Doctoral Dissertations

Orcid ID

Date of Award


Degree Type


Degree Name

Doctor of Philosophy


Industrial Engineering

Major Professor

Mingzhou Jin

Committee Members

Mingzhou Jin, Anahita Khojandi, Bradley Jared, Zhongshun Shi


Additive manufacturing (AM) allows the production of parts and goods with many benefits over more conventional manufacturing methods. AM permits more geometrically complex designs, custom and low-volume production runs, and the flexibility to produce a wide variety of parts on a single machine with reduced pre-production cost and time requirements. However, it can be difficult to determine the condition, or health, of an AM machine since complex designs can increase the variability of part quality. With fewer parts produced, destructive testing is less desirable and statistical methods of tracking part quality may be less informative. Combined with the relatively more complex nature of AM machines, qualifying AM machines and monitoring their health to perform maintenance or repairs is a challenging task.

We first present a case study that demonstrates the difficulty of monitoring the qualification of an AM machine. We then discuss some unique challenges AM presents when calibrating and taking measurements of laser power, and we demonstrate the relative insufficiency of this method in tracking the qualification status of an AM machine and the quality of the parts produced.

Next, we present a framework that reverses the directionality of monitoring AM machine health. Rather than monitoring machine subsystems and intermediate metrics reflective of part quality, we instead directly monitor part quality through a combination of witness builds and witness parts that provide observational data to define the health status of a machine. Witness builds provide more accurate data separated from the noisy influence of parts and parameter settings, while witness artifacts provide more timely data but with less accuracy.

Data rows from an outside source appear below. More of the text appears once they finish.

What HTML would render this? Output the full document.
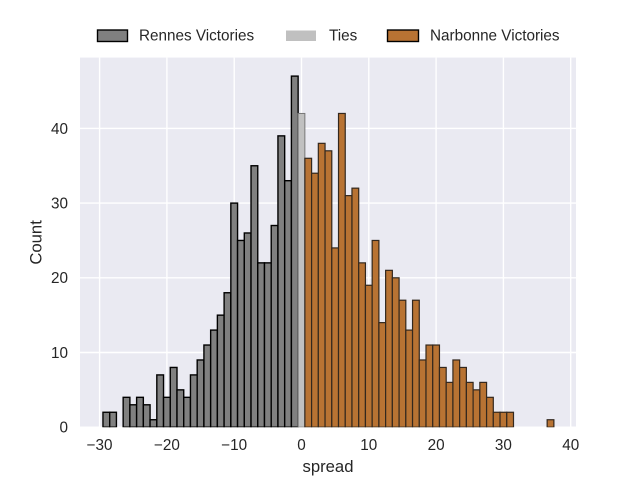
<!DOCTYPE html>
<html>
<head>
<meta charset="utf-8">
<style>
html,body{margin:0;padding:0;background:#fff;width:640px;height:480px;overflow:hidden}
svg{display:block;font-family:"Liberation Sans",Arial,sans-serif;fill:#262626}
</style>
</head>
<body>
<svg id="chart" width="640" height="480" viewBox="0 0 640 480" xmlns="http://www.w3.org/2000/svg">
  <defs><clipPath id="plot-clip"><rect x="80" y="57.6" width="496" height="369.6"/></clipPath></defs>
  <rect x="80" y="57.6" width="496" height="369.6" fill="#eaeaf2"/>
  <g id="grid"></g>
  <g id="bars" clip-path="url(#plot-clip)"></g>
  <g id="ticks"></g>
  <text x="328" y="472" font-size="16.67" text-anchor="middle">spread</text>
  <text transform="translate(41.5,242.4) rotate(-90)" font-size="16.67" text-anchor="middle">Count</text>
  <g>
    <g>
      <rect x="97.5" y="30" width="30" height="11.5" fill="#808080" stroke="#000" stroke-width="1.39"/>
      <text x="139" y="40.5" font-size="15.28">Rennes Victories</text>
    </g>
    <g>
      <rect x="286" y="30.5" width="30" height="10.5" fill="#c0c0c0"/>
      <text x="329" y="40.5" font-size="15.28">Ties</text>
    </g>
    <g>
      <rect x="387.5" y="30" width="31" height="11.5" fill="#b87333" stroke="#000" stroke-width="1.39"/>
      <text x="430" y="40.5" font-size="15.28">Narbonne Victories</text>
    </g>
  </g>
</svg>
<script>
const xTicks = [-30, -20, -10, 0, 10, 20, 30, 40];
const yTicks = [0, 10, 20, 30, 40];
const rennesSpreads = [-29,-28,-27,-26,-25,-24,-23,-22,-21,-20,-19,-18,-17,-16,-15,-14,-13,-12,-11,-10,-9,-8,-7,-6,-5,-4,-3,-2,-1];
const rennesCounts = [2,2,0,4,3,4,3,1,7,4,8,5,4,7,9,11,13,15,18,30,25,26,35,22,22,27,39,33,47];
const tieSpreads = [0];
const tieCounts = [42];
const narbonneSpreads = [1,2,3,4,5,6,7,8,9,10,11,12,13,14,15,16,17,18,19,20,21,22,23,24,25,26,27,28,29,30,31,37];
const narbonneCounts = [36,34,38,37,24,42,31,32,22,19,25,14,21,20,17,13,17,9,11,11,8,6,9,8,6,5,6,4,2,2,2,1];

const NS = 'http://www.w3.org/2000/svg';
const xScale = v => 301.5 + v * 6.73;
const yScale = v => 427.2 - v * 7.47;
const gridG = document.getElementById('grid');
const barsG = document.getElementById('bars');
const ticksG = document.getElementById('ticks');

function line(x1, y1, x2, y2) {
  const l = document.createElementNS(NS, 'line');
  l.setAttribute('x1', x1);
  l.setAttribute('y1', y1);
  l.setAttribute('x2', x2);
  l.setAttribute('y2', y2);
  l.setAttribute('stroke', '#fff');
  l.setAttribute('stroke-width', '1.39');
  
  
  gridG.appendChild(l);
}

function tickText(str, x, y, anchor) {
  const t = document.createElementNS(NS, 'text');
  t.setAttribute('x', x);
  t.setAttribute('y', y);
  t.setAttribute('text-anchor', anchor);
  t.setAttribute('font-size', '15.28');
  
  
  t.textContent = str;
  ticksG.appendChild(t);
}

xTicks.forEach(v => {
  line(xScale(v), 57.6, xScale(v), 427.2);
  tickText(String(v).replace('-', '\u2212'), xScale(v), 450, 'middle');
});
yTicks.forEach(v => {
  line(80, yScale(v), 576, yScale(v));
  tickText(String(v), 68, yScale(v) + 5.4, 'end');
});

function drawBars(spreads, counts, fill, edge, width, name) {
  spreads.forEach((s, i) => {
    if (!counts[i]) return;
    const r = document.createElementNS(NS, 'rect');
    r.setAttribute('x', xScale(s - 0.5));
    r.setAttribute('y', yScale(counts[i]));
    r.setAttribute('width', xScale(s + 0.5) - xScale(s - 0.5));
    r.setAttribute('height', yScale(0) - yScale(counts[i]));
    r.setAttribute('fill', fill);
    r.setAttribute('stroke', edge);
    r.setAttribute('stroke-width', width);
    
    
    barsG.appendChild(r);
  });
}

drawBars(rennesSpreads, rennesCounts, '#808080', '#000', 1.39, 'bar-rennes');
drawBars(tieSpreads, tieCounts, '#c0c0c0', '#777', 1, 'bar-tie');
drawBars(narbonneSpreads, narbonneCounts, '#b87333', '#33281e', 1.2, 'bar-narbonne');
</script>
</body>
</html>
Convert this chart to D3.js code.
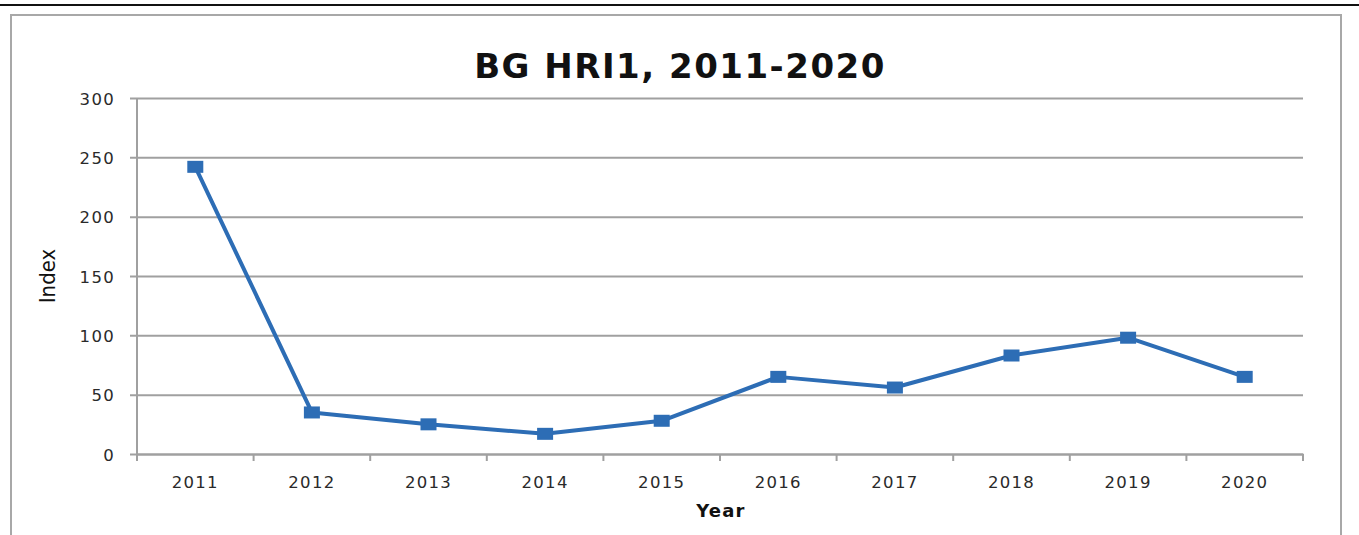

Finally, machine health is modeled as a partially observed Markov decision process using the witness parts framework to maximize the long-term expected value per build. We show the superiority of this model by comparison to two less complex models, one that uses no use no witness parts and another that uses only witness builds. A case study shows the benefits of implementing the model, and a sensitivity analysis is performed to show relevant insights and considerations.